Repeat every line of the data exactly, but not the pictures.

▶ **SOURCE DATA**:

■ ■ ■ ■ ■ ■ ■

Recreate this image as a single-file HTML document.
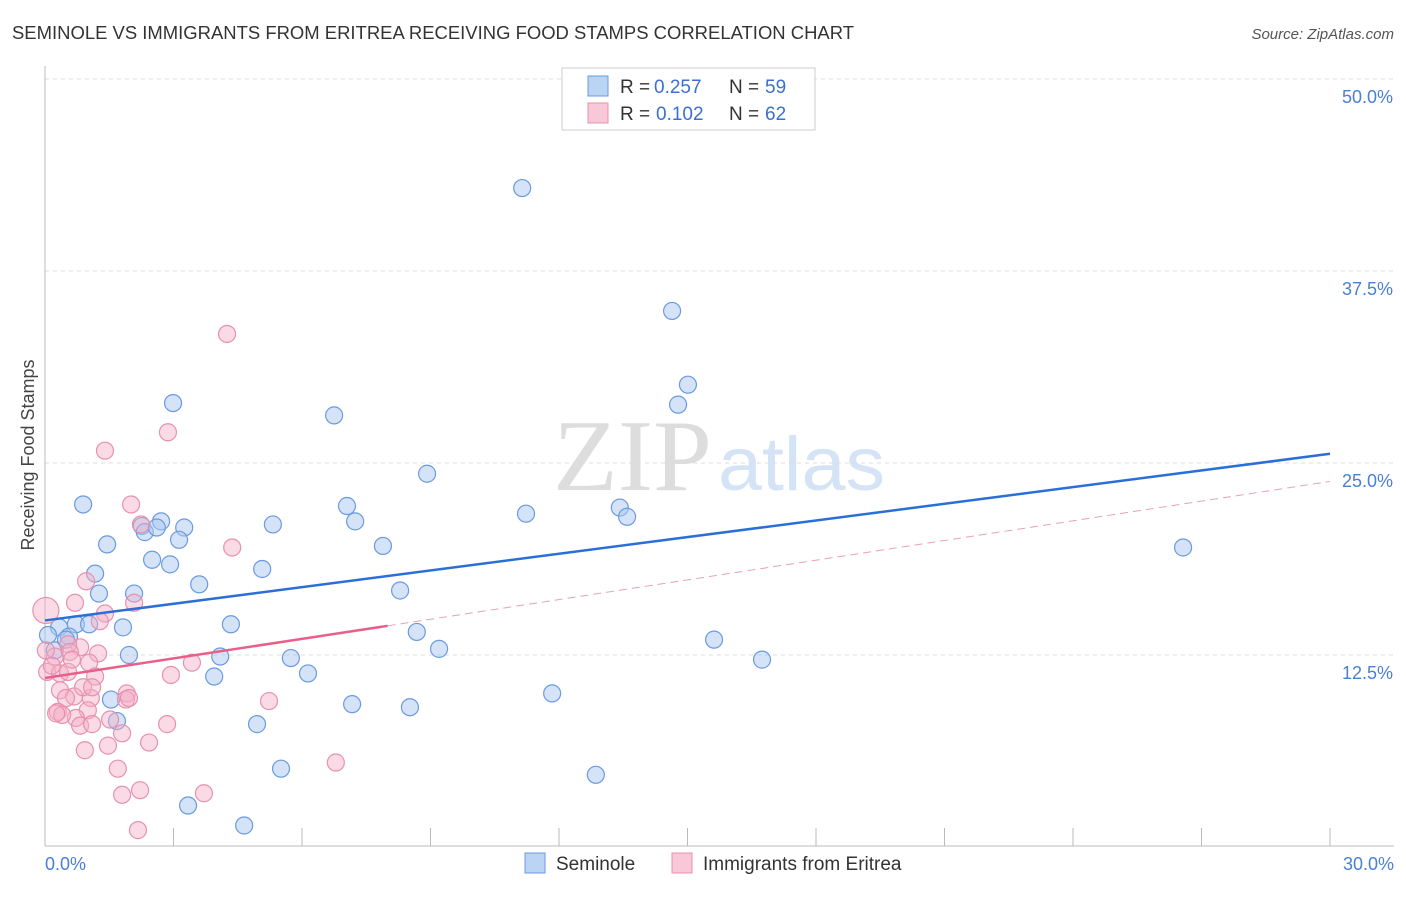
<!DOCTYPE html>
<html><head><meta charset="utf-8"><style>
body{margin:0;background:#fff;font-family:"Liberation Sans",sans-serif;}
svg text{font-family:"Liberation Sans",sans-serif;}
</style></head><body>
<svg id="chart" width="1406" height="892" xmlns="http://www.w3.org/2000/svg">
<text x="12" y="39" font-size="18" fill="#333" textLength="842" lengthAdjust="spacingAndGlyphs">SEMINOLE VS IMMIGRANTS FROM ERITREA RECEIVING FOOD STAMPS CORRELATION CHART</text>
<text x="1394" y="39" font-size="15" fill="#555" text-anchor="end" font-style="italic">Source: ZipAtlas.com</text>
<text x="34" y="455" font-size="18" fill="#444" text-anchor="middle" transform="rotate(-90 34 455)">Receiving Food Stamps</text>
<g><text x="553" y="490" font-size="102" fill="#ddd" style="font-family:'Liberation Serif',serif" textLength="159" lengthAdjust="spacingAndGlyphs">ZIP</text><text x="718" y="490" font-size="76" fill="#d4e3f5" textLength="167" lengthAdjust="spacingAndGlyphs">atlas</text></g>
<g id="grid"></g><g id="pts"></g><g id="lines"></g>
<g>
<rect x="562" y="68" width="253" height="62" fill="#fff" stroke="#ccc"/>
<rect x="588" y="76" width="20" height="20" fill="#bcd4f4" stroke="#6a9ae0"/>
<rect x="588" y="103" width="20" height="20" fill="#f8c8d8" stroke="#e890b0"/>
<text x="620" y="93" font-size="19" fill="#333">R =</text><text x="654" y="93" font-size="19" fill="#3a70d0">0.257</text>
<text x="729" y="93" font-size="19" fill="#333">N =</text><text x="765" y="93" font-size="19" fill="#3a70d0">59</text>
<text x="620" y="120" font-size="19" fill="#333">R =</text><text x="656" y="120" font-size="19" fill="#3a70d0">0.102</text>
<text x="729" y="120" font-size="19" fill="#333">N =</text><text x="765" y="120" font-size="19" fill="#3a70d0">62</text>
</g>
<g>
<rect x="525" y="853" width="20" height="20" fill="#bcd4f4" stroke="#6a9ae0"/>
<text x="556" y="870" font-size="19" fill="#333">Seminole</text>
<rect x="672" y="853" width="20" height="20" fill="#f8c8d8" stroke="#e890b0"/>
<text x="703" y="870" font-size="19" fill="#333">Immigrants from Eritrea</text>
</g>
</svg>
<script>
const yTicks=[12.5,25,37.5,50];
const yTickLabels=["12.5%","25.0%","37.5%","50.0%"];
const xTickLabels=["0.0%","30.0%"];
const seminoleX=[11.14,14.64,15.01,14.78,2.99,6.75,8.92,0.89,7.05,11.23,13.42,13.59,7.24,5.32,3.25,2.71,2.26,2.33,2.61,1.45,3.13,7.89,26.57,2.50,2.92,1.17,5.07,3.60,8.29,2.08,1.26,4.34,1.82,0.72,1.03,0.33,8.68,0.56,15.62,9.20,0.23,1.96,4.09,5.74,16.74,6.14,3.95,11.84,1.54,7.17,8.52,1.68,4.95,5.51,12.86,3.34,4.65,0.07,0.49];
const seminoleY=[42.9,34.9,30.1,28.8,28.9,28.1,24.3,22.3,22.2,21.7,22.1,21.5,21.2,21.0,20.8,21.2,20.9,20.5,20.8,19.7,20.0,19.6,19.5,18.7,18.4,17.8,18.1,17.1,16.7,16.5,16.5,14.5,14.3,14.5,14.5,14.3,14.0,13.7,13.5,12.9,12.8,12.5,12.4,12.3,12.2,11.3,11.1,10.0,9.6,9.3,9.1,8.2,8.0,5.1,4.7,2.7,1.4,13.8,13.5];
const eritreaX=[4.25,2.87,1.40,2.01,2.24,4.37,0.96,0.70,2.08,1.40,1.28,0.02,0.82,0.54,0.23,1.24,1.03,3.43,2.94,0.05,0.35,0.54,1.17,0.35,0.68,1.07,1.91,1.89,5.23,0.49,0.30,1.00,0.72,0.82,1.52,1.10,2.85,1.80,2.43,1.47,0.93,6.79,1.70,2.22,1.80,3.71,2.17,0.40,0.26,0.16,0.58,0.02,0.63,0.89,1.10,1.96];
const eritreaY=[33.4,27.0,25.8,22.3,21.0,19.5,17.3,15.9,15.9,15.2,14.7,15.4,13.0,13.2,12.4,12.6,12.0,12.0,11.2,11.4,11.3,11.4,11.1,10.2,9.8,9.7,10.0,9.6,9.5,9.7,8.8,8.9,8.4,7.9,8.3,8.0,8.0,7.4,6.8,6.6,6.3,5.5,5.1,3.7,3.4,3.5,1.1,8.6,8.7,11.8,12.7,12.8,12.2,10.4,10.4,9.7];
const seminoleTrend=[14.75,25.6];
const eritreaTrend=[11.0,14.4,23.8];
const eritreaSolidEnd=8.0;
const NS="http://www.w3.org/2000/svg";
const X=v=>45+v/30*1285, Y=v=>847-v/12.5*192;
function mk(t,a,p){const e=document.createElementNS(NS,t);for(const k in a)e.setAttribute(k,a[k]);p.appendChild(e);return e;}
const grid=document.getElementById('grid');
yTicks.forEach((t,i)=>{
 const l=mk('line',{x1:45,x2:1394,y1:Y(t),y2:Y(t),stroke:'#ddd','stroke-dasharray':'4 4'},grid);
 
 
 const tx=mk('text',{x:1393,y:Y(t)+24,'font-size':18,fill:'#4a7fd6','text-anchor':'end'},grid);tx.textContent=yTickLabels[i];
 
 
});
const ax=mk('line',{x1:45,x2:45,y1:66,y2:846,stroke:'#bbb'},grid);


const bx=mk('line',{x1:45,x2:1394,y1:846,y2:846,stroke:'#bbb'},grid);


for(let i=1;i<=10;i++){const tk=mk('line',{x1:X(i*3),x2:X(i*3),y1:828,y2:846,stroke:'#bbb'},grid);
 
 }
[[0,'start',45],[30,'end',1394]].forEach((d,i)=>{const t=mk('text',{x:d[2],y:870,'font-size':18,fill:'#4a7fd6','text-anchor':d[1]},grid);t.textContent=xTickLabels[i];
 
 });
const pts=document.getElementById('pts');
seminoleX.forEach((x,i)=>{const c=mk('circle',{cx:X(x),cy:Y(seminoleY[i]),r:8.5,fill:'rgba(170,200,240,0.5)',stroke:'#6a9ae0','stroke-width':1.2},pts);
 
 });
eritreaX.forEach((x,i)=>{const c=mk('circle',{cx:X(x),cy:Y(eritreaY[i]),r:i==11?13:8.5,fill:'rgba(245,175,198,0.45)',stroke:'#e890b0','stroke-width':1.2},pts);
 
 });
const lines=document.getElementById('lines');
const bl=mk('line',{x1:X(0),y1:Y(seminoleTrend[0]),x2:X(30),y2:Y(seminoleTrend[1]),stroke:'#2a6fd8','stroke-width':2.5},lines);


const pl=mk('line',{x1:X(0),y1:Y(eritreaTrend[0]),x2:X(eritreaSolidEnd),y2:Y(eritreaTrend[1]),stroke:'#e8608a','stroke-width':2.5},lines);


const pd=mk('line',{x1:X(eritreaSolidEnd),y1:Y(eritreaTrend[1]),x2:X(30),y2:Y(eritreaTrend[2]),stroke:'#e8a0b8','stroke-width':1,'stroke-dasharray':'8 5'},lines);


</script>
</body></html>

■ ■ ■ ■ ■ ■ ■

▶ **WRITTEN ANSWER**:
Recreate this image as a single-file HTML document.
<!DOCTYPE html>
<html><head><meta charset="utf-8"><style>
body{margin:0;background:#fff;font-family:"Liberation Sans",sans-serif;}
svg text{font-family:"Liberation Sans",sans-serif;}
</style></head><body>
<svg id="chart" width="1406" height="892" xmlns="http://www.w3.org/2000/svg">
<text x="12" y="39" font-size="18" fill="#333" textLength="842" lengthAdjust="spacingAndGlyphs">SEMINOLE VS IMMIGRANTS FROM ERITREA RECEIVING FOOD STAMPS CORRELATION CHART</text>
<text x="1394" y="39" font-size="15" fill="#555" text-anchor="end" font-style="italic">Source: ZipAtlas.com</text>
<text x="34" y="455" font-size="18" fill="#444" text-anchor="middle" transform="rotate(-90 34 455)">Receiving Food Stamps</text>
<g><text x="553" y="490" font-size="102" fill="#ddd" style="font-family:'Liberation Serif',serif" textLength="159" lengthAdjust="spacingAndGlyphs">ZIP</text><text x="718" y="490" font-size="76" fill="#d4e3f5" textLength="167" lengthAdjust="spacingAndGlyphs">atlas</text></g>
<g id="grid"></g><g id="pts"></g><g id="lines"></g>
<g>
<rect x="562" y="68" width="253" height="62" fill="#fff" stroke="#ccc"/>
<rect x="588" y="76" width="20" height="20" fill="#bcd4f4" stroke="#6a9ae0"/>
<rect x="588" y="103" width="20" height="20" fill="#f8c8d8" stroke="#e890b0"/>
<text x="620" y="93" font-size="19" fill="#333">R =</text><text x="654" y="93" font-size="19" fill="#3a70d0">0.257</text>
<text x="729" y="93" font-size="19" fill="#333">N =</text><text x="765" y="93" font-size="19" fill="#3a70d0">59</text>
<text x="620" y="120" font-size="19" fill="#333">R =</text><text x="656" y="120" font-size="19" fill="#3a70d0">0.102</text>
<text x="729" y="120" font-size="19" fill="#333">N =</text><text x="765" y="120" font-size="19" fill="#3a70d0">62</text>
</g>
<g>
<rect x="525" y="853" width="20" height="20" fill="#bcd4f4" stroke="#6a9ae0"/>
<text x="556" y="870" font-size="19" fill="#333">Seminole</text>
<rect x="672" y="853" width="20" height="20" fill="#f8c8d8" stroke="#e890b0"/>
<text x="703" y="870" font-size="19" fill="#333">Immigrants from Eritrea</text>
</g>
</svg>
<script>
const yTicks=[12.5,25,37.5,50];
const yTickLabels=["12.5%","25.0%","37.5%","50.0%"];
const xTickLabels=["0.0%","30.0%"];
const seminoleX=[11.14,14.64,15.01,14.78,2.99,6.75,8.92,0.89,7.05,11.23,13.42,13.59,7.24,5.32,3.25,2.71,2.26,2.33,2.61,1.45,3.13,7.89,26.57,2.50,2.92,1.17,5.07,3.60,8.29,2.08,1.26,4.34,1.82,0.72,1.03,0.33,8.68,0.56,15.62,9.20,0.23,1.96,4.09,5.74,16.74,6.14,3.95,11.84,1.54,7.17,8.52,1.68,4.95,5.51,12.86,3.34,4.65,0.07,0.49];
const seminoleY=[42.9,34.9,30.1,28.8,28.9,28.1,24.3,22.3,22.2,21.7,22.1,21.5,21.2,21.0,20.8,21.2,20.9,20.5,20.8,19.7,20.0,19.6,19.5,18.7,18.4,17.8,18.1,17.1,16.7,16.5,16.5,14.5,14.3,14.5,14.5,14.3,14.0,13.7,13.5,12.9,12.8,12.5,12.4,12.3,12.2,11.3,11.1,10.0,9.6,9.3,9.1,8.2,8.0,5.1,4.7,2.7,1.4,13.8,13.5];
const eritreaX=[4.25,2.87,1.40,2.01,2.24,4.37,0.96,0.70,2.08,1.40,1.28,0.02,0.82,0.54,0.23,1.24,1.03,3.43,2.94,0.05,0.35,0.54,1.17,0.35,0.68,1.07,1.91,1.89,5.23,0.49,0.30,1.00,0.72,0.82,1.52,1.10,2.85,1.80,2.43,1.47,0.93,6.79,1.70,2.22,1.80,3.71,2.17,0.40,0.26,0.16,0.58,0.02,0.63,0.89,1.10,1.96];
const eritreaY=[33.4,27.0,25.8,22.3,21.0,19.5,17.3,15.9,15.9,15.2,14.7,15.4,13.0,13.2,12.4,12.6,12.0,12.0,11.2,11.4,11.3,11.4,11.1,10.2,9.8,9.7,10.0,9.6,9.5,9.7,8.8,8.9,8.4,7.9,8.3,8.0,8.0,7.4,6.8,6.6,6.3,5.5,5.1,3.7,3.4,3.5,1.1,8.6,8.7,11.8,12.7,12.8,12.2,10.4,10.4,9.7];
const seminoleTrend=[14.75,25.6];
const eritreaTrend=[11.0,14.4,23.8];
const eritreaSolidEnd=8.0;
const NS="http://www.w3.org/2000/svg";
const X=v=>45+v/30*1285, Y=v=>847-v/12.5*192;
function mk(t,a,p){const e=document.createElementNS(NS,t);for(const k in a)e.setAttribute(k,a[k]);p.appendChild(e);return e;}
const grid=document.getElementById('grid');
yTicks.forEach((t,i)=>{
 const l=mk('line',{x1:45,x2:1394,y1:Y(t),y2:Y(t),stroke:'#ddd','stroke-dasharray':'4 4'},grid);
 
 
 const tx=mk('text',{x:1393,y:Y(t)+24,'font-size':18,fill:'#4a7fd6','text-anchor':'end'},grid);tx.textContent=yTickLabels[i];
 
 
});
const ax=mk('line',{x1:45,x2:45,y1:66,y2:846,stroke:'#bbb'},grid);


const bx=mk('line',{x1:45,x2:1394,y1:846,y2:846,stroke:'#bbb'},grid);


for(let i=1;i<=10;i++){const tk=mk('line',{x1:X(i*3),x2:X(i*3),y1:828,y2:846,stroke:'#bbb'},grid);
 
 }
[[0,'start',45],[30,'end',1394]].forEach((d,i)=>{const t=mk('text',{x:d[2],y:870,'font-size':18,fill:'#4a7fd6','text-anchor':d[1]},grid);t.textContent=xTickLabels[i];
 
 });
const pts=document.getElementById('pts');
seminoleX.forEach((x,i)=>{const c=mk('circle',{cx:X(x),cy:Y(seminoleY[i]),r:8.5,fill:'rgba(170,200,240,0.5)',stroke:'#6a9ae0','stroke-width':1.2},pts);
 
 });
eritreaX.forEach((x,i)=>{const c=mk('circle',{cx:X(x),cy:Y(eritreaY[i]),r:i==11?13:8.5,fill:'rgba(245,175,198,0.45)',stroke:'#e890b0','stroke-width':1.2},pts);
 
 });
const lines=document.getElementById('lines');
const bl=mk('line',{x1:X(0),y1:Y(seminoleTrend[0]),x2:X(30),y2:Y(seminoleTrend[1]),stroke:'#2a6fd8','stroke-width':2.5},lines);


const pl=mk('line',{x1:X(0),y1:Y(eritreaTrend[0]),x2:X(eritreaSolidEnd),y2:Y(eritreaTrend[1]),stroke:'#e8608a','stroke-width':2.5},lines);


const pd=mk('line',{x1:X(eritreaSolidEnd),y1:Y(eritreaTrend[1]),x2:X(30),y2:Y(eritreaTrend[2]),stroke:'#e8a0b8','stroke-width':1,'stroke-dasharray':'8 5'},lines);


</script>
</body></html>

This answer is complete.